=== Exercise brief ===
Retype the data exactly, from its first line to the line containing "from matplotlib.patches import Rectangle", including both, and skip any picture.

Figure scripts
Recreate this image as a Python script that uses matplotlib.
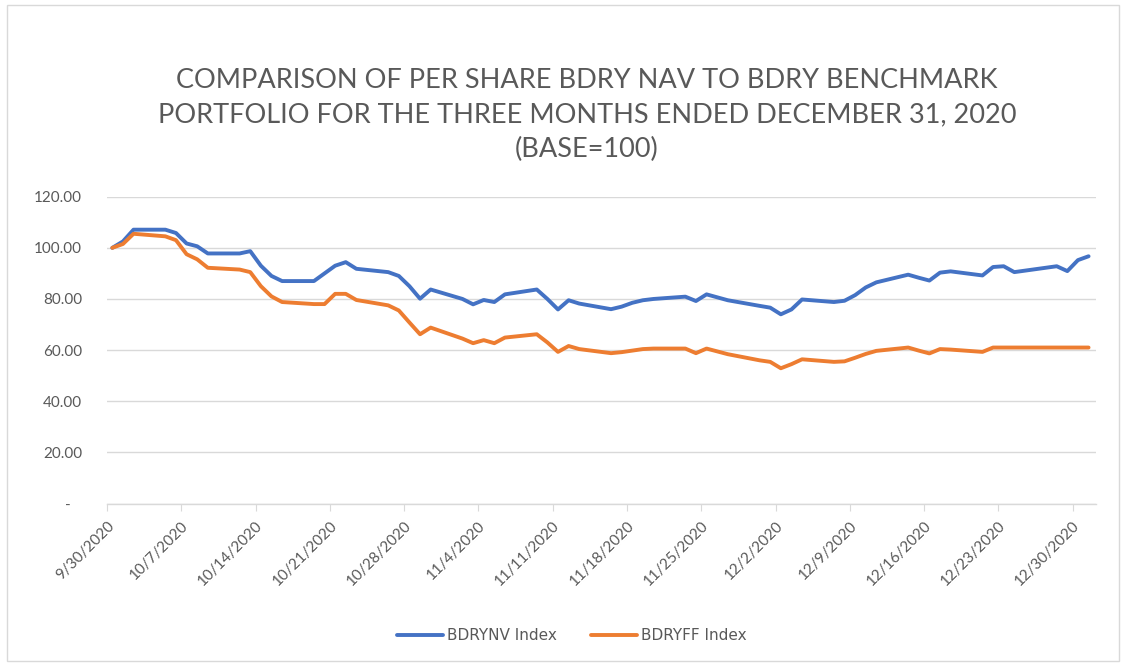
import numpy as np
import pandas as pd
import matplotlib
matplotlib.use("Agg")
import matplotlib.pyplot as plt
from matplotlib.patches import Rectangle

dates = pd.to_datetime([
    "2020-09-30", "2020-10-01", "2020-10-02", "2020-10-05", "2020-10-06", "2020-10-07",
    "2020-10-08", "2020-10-09", "2020-10-12", "2020-10-13", "2020-10-14", "2020-10-15",
    "2020-10-16", "2020-10-19", "2020-10-20", "2020-10-21", "2020-10-22", "2020-10-23",
    "2020-10-26", "2020-10-27", "2020-10-28", "2020-10-29", "2020-10-30", "2020-11-02",
    "2020-11-03", "2020-11-04", "2020-11-05", "2020-11-06", "2020-11-09", "2020-11-10",
    "2020-11-11", "2020-11-12", "2020-11-13", "2020-11-16", "2020-11-17", "2020-11-18",
    "2020-11-19", "2020-11-20", "2020-11-23", "2020-11-24", "2020-11-25", "2020-11-27",
    "2020-11-30", "2020-12-01", "2020-12-02", "2020-12-03", "2020-12-04", "2020-12-07",
    "2020-12-08", "2020-12-09", "2020-12-10", "2020-12-11", "2020-12-14", "2020-12-15",
    "2020-12-16", "2020-12-17", "2020-12-18", "2020-12-21", "2020-12-22", "2020-12-23",
    "2020-12-24", "2020-12-28", "2020-12-29", "2020-12-30", "2020-12-31",
])

bdrynv = [
    100.0, 102.5, 107.1, 107.1, 105.8, 101.7, 100.6, 97.8, 97.8, 98.7, 93.0, 89.0,
    87.0, 87.0, 90.0, 93.0, 94.4, 91.8, 90.5, 89.0, 85.0, 80.1, 83.7, 80.0,
    77.9, 79.6, 78.8, 81.8, 83.7, 80.0, 75.9, 79.5, 78.2, 76.0, 77.0, 78.5,
    79.5, 80.0, 80.9, 79.2, 81.8, 79.5, 77.3, 76.6, 74.0, 75.9, 79.8, 78.8,
    79.3, 81.5, 84.5, 86.5, 89.5, 88.3, 87.2, 90.3, 90.8, 89.2, 92.5, 92.8,
    90.5, 92.8, 90.9, 95.2, 96.7,
]

bdryff = [
    100.0, 101.5, 105.5, 104.5, 103.0, 97.5, 95.5, 92.2, 91.5, 90.5, 85.0, 81.0,
    78.8, 78.0, 78.0, 82.0, 82.0, 79.6, 77.5, 75.5, 70.8, 66.2, 68.8, 64.5,
    62.7, 63.9, 62.7, 64.9, 66.2, 63.0, 59.3, 61.6, 60.4, 58.8, 59.2, 59.8,
    60.4, 60.6, 60.6, 58.8, 60.6, 58.4, 56.0, 55.4, 52.9, 54.5, 56.4, 55.4,
    55.6, 57.0, 58.5, 59.7, 61.0, 59.8, 58.7, 60.4, 60.2, 59.3, 61.0, 61.0,
    61.0, 61.0, 61.0, 61.0, 61.0,
]

tick_dates = pd.date_range("2020-09-30", "2020-12-30", freq="7D")
series_names = ["BDRYNV Index", "BDRYFF Index"]
title = ("COMPARISON OF PER SHARE BDRY NAV TO BDRY BENCHMARK\n"
         "PORTFOLIO FOR THE THREE MONTHS ENDED DECEMBER 31, 2020\n"
         "(BASE=100)")

text_col = "#595959"
grid_col = "#d9d9d9"

fig = plt.figure(figsize=(11.24, 6.67), dpi=100)
ax = fig.add_axes([107 / 1124, 1 - 503.5 / 667, (1096 - 107) / 1124, (503.5 - 196.7) / 667])

# Excel date axis puts each point in the middle of its day
xs = dates + pd.Timedelta(hours=12)
ax.plot(xs, bdrynv, color="#4472C4", lw=2.8, solid_capstyle="round", label=series_names[0])
ax.plot(xs, bdryff, color="#ED7D31", lw=2.8, solid_capstyle="round", label=series_names[1])

ax.set_ylim(0, 120)
ax.set_yticks(np.arange(0, 121, 20))
ax.set_yticklabels(["-   "] + [f"{v:.2f}" for v in np.arange(20, 121, 20)])
ax.set_xlim(tick_dates[0], tick_dates[0] + pd.Timedelta(days=93.2))
ax.set_xticks(tick_dates)
ax.set_xticklabels([f"{d.month}/{d.day}/{d.year}" for d in tick_dates],
                   rotation=45, ha="right", va="top", rotation_mode="anchor")

ax.grid(axis="y", color=grid_col, lw=1)
ax.set_axisbelow(True)
for s in ["top", "right", "left"]:
    ax.spines[s].set_visible(False)
ax.spines["bottom"].set_color(grid_col)
ax.spines["bottom"].set_linewidth(1)
ax.tick_params(axis="y", length=0, pad=18, labelsize=11, labelcolor=text_col)
ax.tick_params(axis="x", length=5, color=grid_col, pad=6, labelsize=11, labelcolor=text_col)
for lab in ax.get_xticklabels() + ax.get_yticklabels():
    lab.set_family("Lato")

fig.text(587 / 1124, 1 - 115 / 667, title, ha="center", va="center",
         fontsize=19.5, color=text_col, family="Lato", linespacing=1.45)

leg = fig.legend(loc="center", bbox_to_anchor=(572 / 1124, 1 - 636 / 667), ncol=2,
                 frameon=False, handlelength=3.0, columnspacing=2.2, handletextpad=0.3,
                 prop={"family": "DejaVu Sans", "size": 11})
for t in leg.get_texts():
    t.set_color(text_col)

fig.patches.append(Rectangle((7 / 1124, 6 / 667), 1112 / 1124, 656 / 667,
                             transform=fig.transFigure, fill=False,
                             edgecolor=grid_col, lw=1))

fig.savefig("out.png", dpi=100)
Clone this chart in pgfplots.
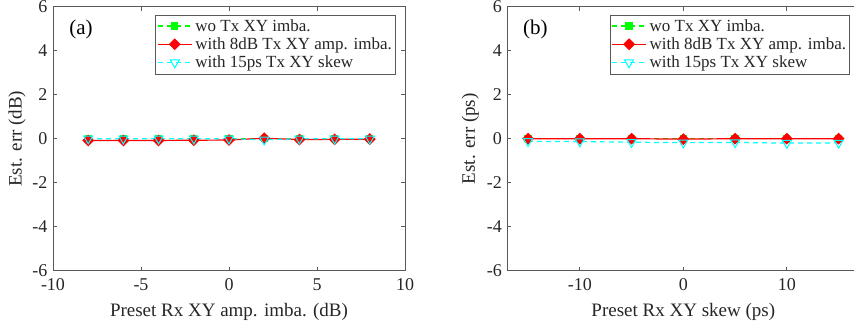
\documentclass[border=0pt]{standalone}
\usepackage{fontspec}
\setmainfont{Liberation Serif}
\usepackage{pgfplots}
\pgfplotsset{compat=1.18}
\definecolor{txt}{gray}{0.15}
\definecolor{axl}{gray}{0.35}
\definecolor{mgreen}{rgb}{0,1,0}
\definecolor{mred}{rgb}{1,0,0}
\definecolor{mcyan}{rgb}{0,1,1}
\pgfplotsset{
  panel/.style={
    scale only axis, width=352pt, height=264pt,
    ymin=-6, ymax=6, ytick={-6,-4,...,6},
    tick align=inside, major tick length=4pt,
    axis line style={axl, line width=0.7pt},
    every tick/.style={axl, line width=0.7pt},
    tick label style={font=\fontsize{18}{18}\selectfont, text=txt},
    /pgf/number format/assume math mode=true,
    every x tick label/.append style={yshift=-4pt},
    every y tick label/.append style={xshift=-2pt},
    label style={font=\fontsize{19}{19}\selectfont, text=txt},
    xlabel style={at={(axis description cs:0.5,-0.155)}, anchor=center},
    legend style={at={(0.973,0.97)}, anchor=north east, draw=axl,
      font=\fontsize{17}{17}\selectfont, text=txt,
      inner xsep=1.5pt, inner ysep=2.5pt, row sep=1pt,
      /tikz/every odd column/.append style={column sep=1pt}},
    legend cell align=left,
    legend image code/.code={\draw[mark repeat=2, mark phase=2, ##1] plot coordinates {(0pt,0pt) (17pt,0pt) (34pt,0pt)};},
  },
  gser/.style={mgreen, line width=1.2pt, dash pattern=on 5pt off 4pt, mark=square*, mark size=3pt, mark options={solid, fill=mgreen, draw=mgreen}},
  rser/.style={mred, line width=1.2pt, mark=square*, mark size=3.6pt, mark options={solid, rotate=45, fill=mred, draw=mred}},
  cser/.style={mcyan, line width=1.2pt, dash pattern=on 5pt off 4pt, mark=triangle, mark size=5.2pt, mark options={solid, rotate=180, draw=mcyan, line width=1pt}},
}
\begin{document}
\begin{tikzpicture}
\begin{axis}[panel, at={(53pt,58.3pt)}, anchor=south west,
  xmin=-10, xmax=10, xtick={-10,-5,0,5,10},
  xlabel={Preset Rx XY amp. imba. (dB)},
  ylabel={Est. err (dB)},
  ylabel style={at={(axis description cs:-0.1023,0.5)}, anchor=center}]
\addplot[gser] coordinates {(-8,0.01)(-6,0.01)(-4,0.01)(-2,0.01)(0,0.01)(2,0.01)(4,0.01)(6,0.01)(8,0.01)};
\addplot[rser] coordinates {(-8,-0.08)(-6,-0.08)(-4,-0.08)(-2,-0.07)(0,-0.06)(2,0.02)(4,-0.04)(6,-0.03)(8,-0.02)};
\addplot[cser] coordinates {(-8,0.0)(-6,0.0)(-4,0.0)(-2,0.0)(0,0.0)(2,-0.05)(4,0.0)(6,0.0)(8,0.0)};
\legend{wo Tx XY imba., with 8dB Tx XY amp. imba., with 15ps Tx XY skew}
\node[font=\fontsize{21}{21}\selectfont, text=black] at (rel axis cs:0.0795,0.912) {(a)};
\end{axis}
\begin{axis}[panel, at={(507.3pt,58.3pt)}, anchor=south west,
  xmin=-17, xmax=17, xtick={-10,0,10},
  xlabel={Preset Rx XY skew (ps)},
  ylabel={Est. err (ps)},
  ylabel style={at={(axis description cs:-0.105,0.5)}, anchor=center}]
\addplot[gser] coordinates {(-15,0.01)(-10,0.01)(-5,0.01)(0,0.01)(5,0.01)(10,0.01)(15,0.01)};
\addplot[rser] coordinates {(-15,0.0)(-10,0.0)(-5,0.0)(0,-0.02)(5,0.0)(10,0.0)(15,0.0)};
\addplot[cser] coordinates {(-15,-0.12)(-10,-0.13)(-5,-0.16)(0,-0.18)(5,-0.17)(10,-0.2)(15,-0.19)};
\legend{wo Tx XY imba., with 8dB Tx XY amp. imba., with 15ps Tx XY skew}
\node[font=\fontsize{21}{21}\selectfont, text=black] at (rel axis cs:0.0796,0.912) {(b)};
\end{axis}
\pgfresetboundingbox
\path[use as bounding box] (0,0) rectangle (854pt,329pt);
\end{tikzpicture}
\end{document}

=== Exercise answer ===
Recreate this image as a Python script that uses matplotlib.
import numpy as np
import pandas as pd
import matplotlib
matplotlib.use("Agg")
import matplotlib.pyplot as plt
from matplotlib.patches import Rectangle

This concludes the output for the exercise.